It is hard to believe that the days of long, carefree summer evenings are over and the end of Daylight Saving Time (DST) is upon us. On Sunday, November 2, 2014, the clocks will be moved back by one hour. If your children easily adjust to the time change, you may be lucky and get an extra hour of sleep. Most of you, however, should expect that your children will wake for the day up to an hour earlier until their bodies have adjusted to the new time. The end of DST can be a source of stress for all families of young ones, and especially for those who have recently spent a great deal of effort, patience, consistency, and time to establish healthy sleep routines with their children. The following tips should help make this transition as seamless as possible.
For the less sensitive baby or child
* Go with the flow. There is no need to prepare your child for the time change. Come Sunday, adjust the entire day to the new time including naps, bedtime, and meals. Within a few days his body will adjust.
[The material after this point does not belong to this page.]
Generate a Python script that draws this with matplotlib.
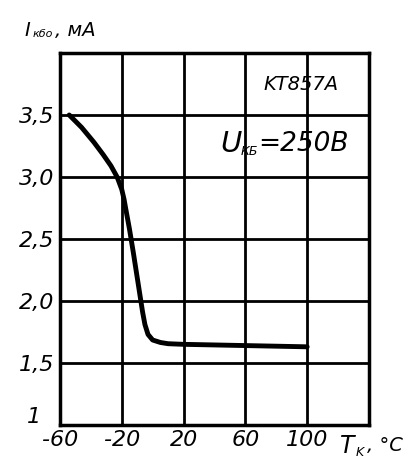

For those children who have some difficulty with sleep transitions
* Start the transition to the new time several days before the end of DST. On Wednesday, October 29th, begin to shift the bedtime later by 15 minutes. Each subsequent day, shift the bedtime an additional 15 minutes. Be sure to adjust his entire day (naps, bedtime, and meals) and not just sleep times. By Sunday, your little ones’ body will already be on the way to adjusting to the new time.
Tips for making Sunday as smooth as possible
* If your little one wakes early in the morning on Sunday, November 2nd, do your best to get him to go back to sleep until the regular wake time (according to the new time). If he does wake early, on Sunday only, go ahead and get him out of bed a bit earlier than his regular wake time.
* Keep him awake until the correct time for his naps (according to the new time). Spending time outdoors will help make this more successful.
* In the evening, do your best to keep your child awake until his regular bedtime (according to the new time).
Overall tips for success
* Spend lots of time outdoors. Physical activity will help ensure that your little one is tuckered out in time for naps and bedtime. Natural light is one of the best ways to reset our internal clocks.
* For the first week or two after DST ends, keep the lights a bit dimmer for the first hour or so after waking in the morning and the lights a bit brighter for the last hour of the day. This will help reset your child’s internal clock to the new time.
* Be sure your child’s sleep environment is ideal…cave-like darkness and white noise will make a big difference. Consider using a toddler clock for your children (toddler age and older) that lights up when it is time for their day to start.
* With any change to schedule or routine, the more rested your little one can be leading up to the change, the more successful the transition will be. Spend time now getting naps and night sleep in order so your little one is not overtired. A well-rested sleeper will handle this transition much more smoothly than an overtired child!
Have realistic expectations
* It could take anywhere from a few days to a couple of weeks for your little one’s internal clock to reset to the new time. As with all sleep training, the most important thing is for Mom and Dad to approach this transition with patience, confidence, and consistency.